→ **Written exercise**:
Your task is to repeat the entries exactly. Leave the pictures out.

--- BEGIN Data ---

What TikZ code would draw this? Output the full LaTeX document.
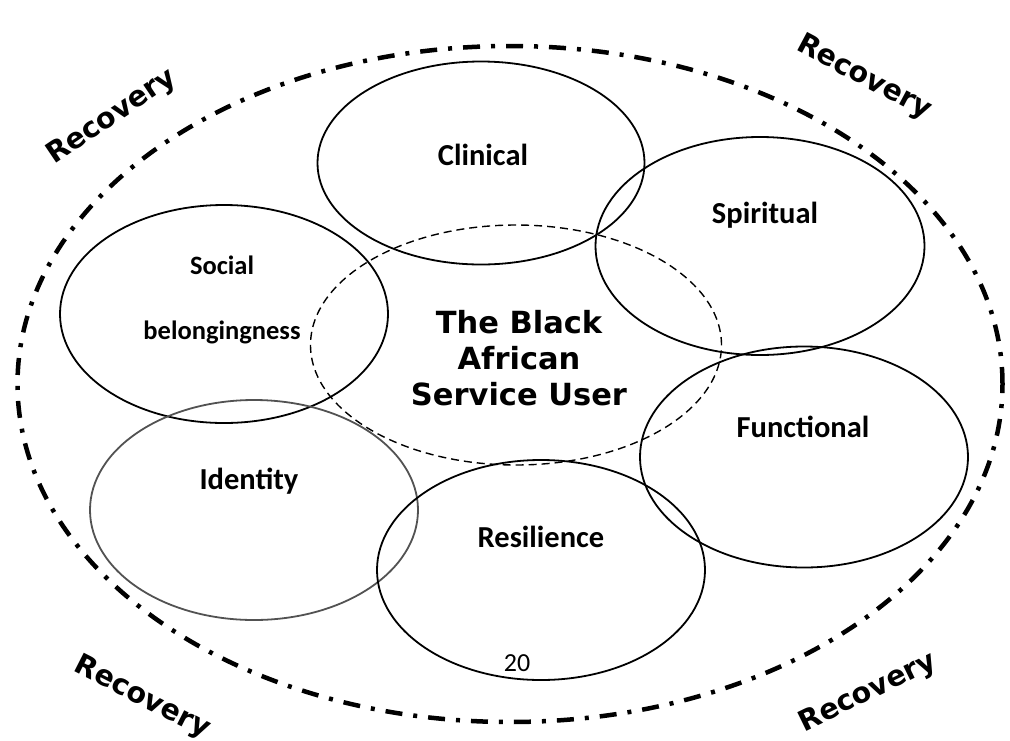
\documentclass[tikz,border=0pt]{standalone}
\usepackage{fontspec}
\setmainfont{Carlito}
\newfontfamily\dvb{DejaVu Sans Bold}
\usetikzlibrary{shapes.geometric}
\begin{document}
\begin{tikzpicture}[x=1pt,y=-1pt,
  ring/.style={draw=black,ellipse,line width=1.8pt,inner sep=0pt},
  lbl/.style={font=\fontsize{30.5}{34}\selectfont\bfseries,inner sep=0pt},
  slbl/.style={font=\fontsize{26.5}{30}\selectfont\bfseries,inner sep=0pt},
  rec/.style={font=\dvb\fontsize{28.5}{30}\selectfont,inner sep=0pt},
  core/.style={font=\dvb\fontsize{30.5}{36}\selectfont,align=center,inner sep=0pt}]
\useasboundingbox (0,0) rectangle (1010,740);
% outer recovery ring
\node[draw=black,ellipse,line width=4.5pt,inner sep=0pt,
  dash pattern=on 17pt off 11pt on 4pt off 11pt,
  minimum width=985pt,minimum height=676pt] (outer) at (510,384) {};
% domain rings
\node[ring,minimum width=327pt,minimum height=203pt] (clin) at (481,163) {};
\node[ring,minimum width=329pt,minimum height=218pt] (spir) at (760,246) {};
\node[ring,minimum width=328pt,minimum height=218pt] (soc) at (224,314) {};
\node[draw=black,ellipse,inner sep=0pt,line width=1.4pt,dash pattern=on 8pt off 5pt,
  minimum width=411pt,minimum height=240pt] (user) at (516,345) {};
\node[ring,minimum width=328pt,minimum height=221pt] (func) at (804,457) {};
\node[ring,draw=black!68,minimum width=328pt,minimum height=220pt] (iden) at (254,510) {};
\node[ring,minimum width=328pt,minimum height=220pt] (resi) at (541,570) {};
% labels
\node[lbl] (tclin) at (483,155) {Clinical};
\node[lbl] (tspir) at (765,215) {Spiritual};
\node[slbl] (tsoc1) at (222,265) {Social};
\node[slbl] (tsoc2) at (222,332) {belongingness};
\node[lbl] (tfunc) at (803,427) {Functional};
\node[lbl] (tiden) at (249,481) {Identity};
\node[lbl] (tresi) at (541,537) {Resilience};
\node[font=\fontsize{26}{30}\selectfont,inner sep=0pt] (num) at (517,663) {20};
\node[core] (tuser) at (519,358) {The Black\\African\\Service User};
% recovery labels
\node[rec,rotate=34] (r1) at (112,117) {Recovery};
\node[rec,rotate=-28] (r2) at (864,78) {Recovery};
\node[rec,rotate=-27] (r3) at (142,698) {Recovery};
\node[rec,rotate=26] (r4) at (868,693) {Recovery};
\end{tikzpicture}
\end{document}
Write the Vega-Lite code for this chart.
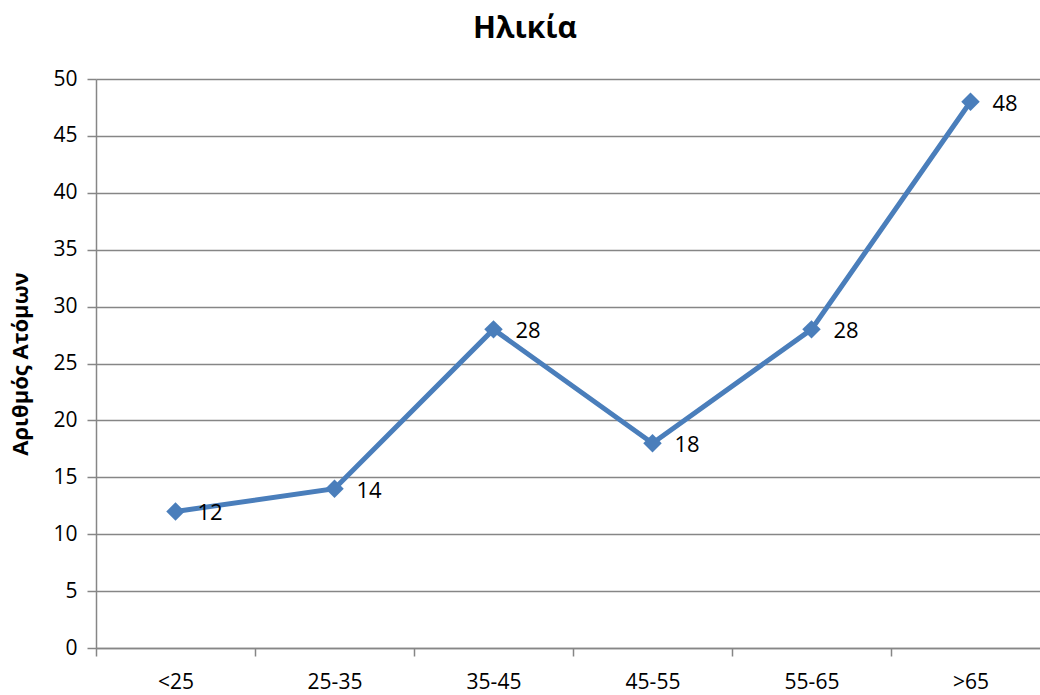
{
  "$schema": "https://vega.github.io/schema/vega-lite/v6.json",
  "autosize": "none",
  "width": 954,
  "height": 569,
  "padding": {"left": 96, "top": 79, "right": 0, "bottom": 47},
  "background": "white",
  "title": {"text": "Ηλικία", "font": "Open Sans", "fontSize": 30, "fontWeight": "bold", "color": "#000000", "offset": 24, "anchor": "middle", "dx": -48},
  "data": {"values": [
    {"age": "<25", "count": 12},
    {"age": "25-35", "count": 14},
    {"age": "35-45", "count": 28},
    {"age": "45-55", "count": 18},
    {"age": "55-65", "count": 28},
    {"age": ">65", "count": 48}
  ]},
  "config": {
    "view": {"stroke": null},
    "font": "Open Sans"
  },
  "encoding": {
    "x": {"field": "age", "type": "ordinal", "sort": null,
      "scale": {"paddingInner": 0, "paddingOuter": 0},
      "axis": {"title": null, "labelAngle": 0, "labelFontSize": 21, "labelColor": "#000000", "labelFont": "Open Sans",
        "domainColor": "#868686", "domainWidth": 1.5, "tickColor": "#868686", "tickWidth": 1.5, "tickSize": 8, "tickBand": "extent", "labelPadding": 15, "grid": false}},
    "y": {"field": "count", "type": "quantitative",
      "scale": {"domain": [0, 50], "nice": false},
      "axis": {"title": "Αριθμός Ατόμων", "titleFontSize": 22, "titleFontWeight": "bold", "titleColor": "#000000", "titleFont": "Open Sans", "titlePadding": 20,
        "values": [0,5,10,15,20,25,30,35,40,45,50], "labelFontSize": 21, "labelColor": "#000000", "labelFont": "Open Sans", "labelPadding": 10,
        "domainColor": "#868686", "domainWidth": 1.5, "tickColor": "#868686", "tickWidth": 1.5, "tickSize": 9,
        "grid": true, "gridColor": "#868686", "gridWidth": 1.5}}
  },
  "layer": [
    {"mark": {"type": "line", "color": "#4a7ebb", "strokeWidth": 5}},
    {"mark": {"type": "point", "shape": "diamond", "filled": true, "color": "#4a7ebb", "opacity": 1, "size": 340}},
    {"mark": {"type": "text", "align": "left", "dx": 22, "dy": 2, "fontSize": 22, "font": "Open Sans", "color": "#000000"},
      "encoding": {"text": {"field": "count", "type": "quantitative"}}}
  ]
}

--- END Data ---

→ **Exercise answer**:
What TikZ code would draw this? Output the full LaTeX document.
\documentclass[tikz,border=0pt]{standalone}
\usepackage{fontspec}
\setmainfont{Carlito}
\newfontfamily\dvb{DejaVu Sans Bold}
\usetikzlibrary{shapes.geometric}
\begin{document}
\begin{tikzpicture}[x=1pt,y=-1pt,
  ring/.style={draw=black,ellipse,line width=1.8pt,inner sep=0pt},
  lbl/.style={font=\fontsize{30.5}{34}\selectfont\bfseries,inner sep=0pt},
  slbl/.style={font=\fontsize{26.5}{30}\selectfont\bfseries,inner sep=0pt},
  rec/.style={font=\dvb\fontsize{28.5}{30}\selectfont,inner sep=0pt},
  core/.style={font=\dvb\fontsize{30.5}{36}\selectfont,align=center,inner sep=0pt}]
\useasboundingbox (0,0) rectangle (1010,740);
% outer recovery ring
\node[draw=black,ellipse,line width=4.5pt,inner sep=0pt,
  dash pattern=on 17pt off 11pt on 4pt off 11pt,
  minimum width=985pt,minimum height=676pt] (outer) at (510,384) {};
% domain rings
\node[ring,minimum width=327pt,minimum height=203pt] (clin) at (481,163) {};
\node[ring,minimum width=329pt,minimum height=218pt] (spir) at (760,246) {};
\node[ring,minimum width=328pt,minimum height=218pt] (soc) at (224,314) {};
\node[draw=black,ellipse,inner sep=0pt,line width=1.4pt,dash pattern=on 8pt off 5pt,
  minimum width=411pt,minimum height=240pt] (user) at (516,345) {};
\node[ring,minimum width=328pt,minimum height=221pt] (func) at (804,457) {};
\node[ring,draw=black!68,minimum width=328pt,minimum height=220pt] (iden) at (254,510) {};
\node[ring,minimum width=328pt,minimum height=220pt] (resi) at (541,570) {};
% labels
\node[lbl] (tclin) at (483,155) {Clinical};
\node[lbl] (tspir) at (765,215) {Spiritual};
\node[slbl] (tsoc1) at (222,265) {Social};
\node[slbl] (tsoc2) at (222,332) {belongingness};
\node[lbl] (tfunc) at (803,427) {Functional};
\node[lbl] (tiden) at (249,481) {Identity};
\node[lbl] (tresi) at (541,537) {Resilience};
\node[font=\fontsize{26}{30}\selectfont,inner sep=0pt] (num) at (517,663) {20};
\node[core] (tuser) at (519,358) {The Black\\African\\Service User};
% recovery labels
\node[rec,rotate=34] (r1) at (112,117) {Recovery};
\node[rec,rotate=-28] (r2) at (864,78) {Recovery};
\node[rec,rotate=-27] (r3) at (142,698) {Recovery};
\node[rec,rotate=26] (r4) at (868,693) {Recovery};
\end{tikzpicture}
\end{document}
Write the Vega-Lite code for this chart.
{
  "$schema": "https://vega.github.io/schema/vega-lite/v6.json",
  "autosize": "none",
  "width": 954,
  "height": 569,
  "padding": {"left": 96, "top": 79, "right": 0, "bottom": 47},
  "background": "white",
  "title": {"text": "Ηλικία", "font": "Open Sans", "fontSize": 30, "fontWeight": "bold", "color": "#000000", "offset": 24, "anchor": "middle", "dx": -48},
  "data": {"values": [
    {"age": "<25", "count": 12},
    {"age": "25-35", "count": 14},
    {"age": "35-45", "count": 28},
    {"age": "45-55", "count": 18},
    {"age": "55-65", "count": 28},
    {"age": ">65", "count": 48}
  ]},
  "config": {
    "view": {"stroke": null},
    "font": "Open Sans"
  },
  "encoding": {
    "x": {"field": "age", "type": "ordinal", "sort": null,
      "scale": {"paddingInner": 0, "paddingOuter": 0},
      "axis": {"title": null, "labelAngle": 0, "labelFontSize": 21, "labelColor": "#000000", "labelFont": "Open Sans",
        "domainColor": "#868686", "domainWidth": 1.5, "tickColor": "#868686", "tickWidth": 1.5, "tickSize": 8, "tickBand": "extent", "labelPadding": 15, "grid": false}},
    "y": {"field": "count", "type": "quantitative",
      "scale": {"domain": [0, 50], "nice": false},
      "axis": {"title": "Αριθμός Ατόμων", "titleFontSize": 22, "titleFontWeight": "bold", "titleColor": "#000000", "titleFont": "Open Sans", "titlePadding": 20,
        "values": [0,5,10,15,20,25,30,35,40,45,50], "labelFontSize": 21, "labelColor": "#000000", "labelFont": "Open Sans", "labelPadding": 10,
        "domainColor": "#868686", "domainWidth": 1.5, "tickColor": "#868686", "tickWidth": 1.5, "tickSize": 9,
        "grid": true, "gridColor": "#868686", "gridWidth": 1.5}}
  },
  "layer": [
    {"mark": {"type": "line", "color": "#4a7ebb", "strokeWidth": 5}},
    {"mark": {"type": "point", "shape": "diamond", "filled": true, "color": "#4a7ebb", "opacity": 1, "size": 340}},
    {"mark": {"type": "text", "align": "left", "dx": 22, "dy": 2, "fontSize": 22, "font": "Open Sans", "color": "#000000"},
      "encoding": {"text": {"field": "count", "type": "quantitative"}}}
  ]
}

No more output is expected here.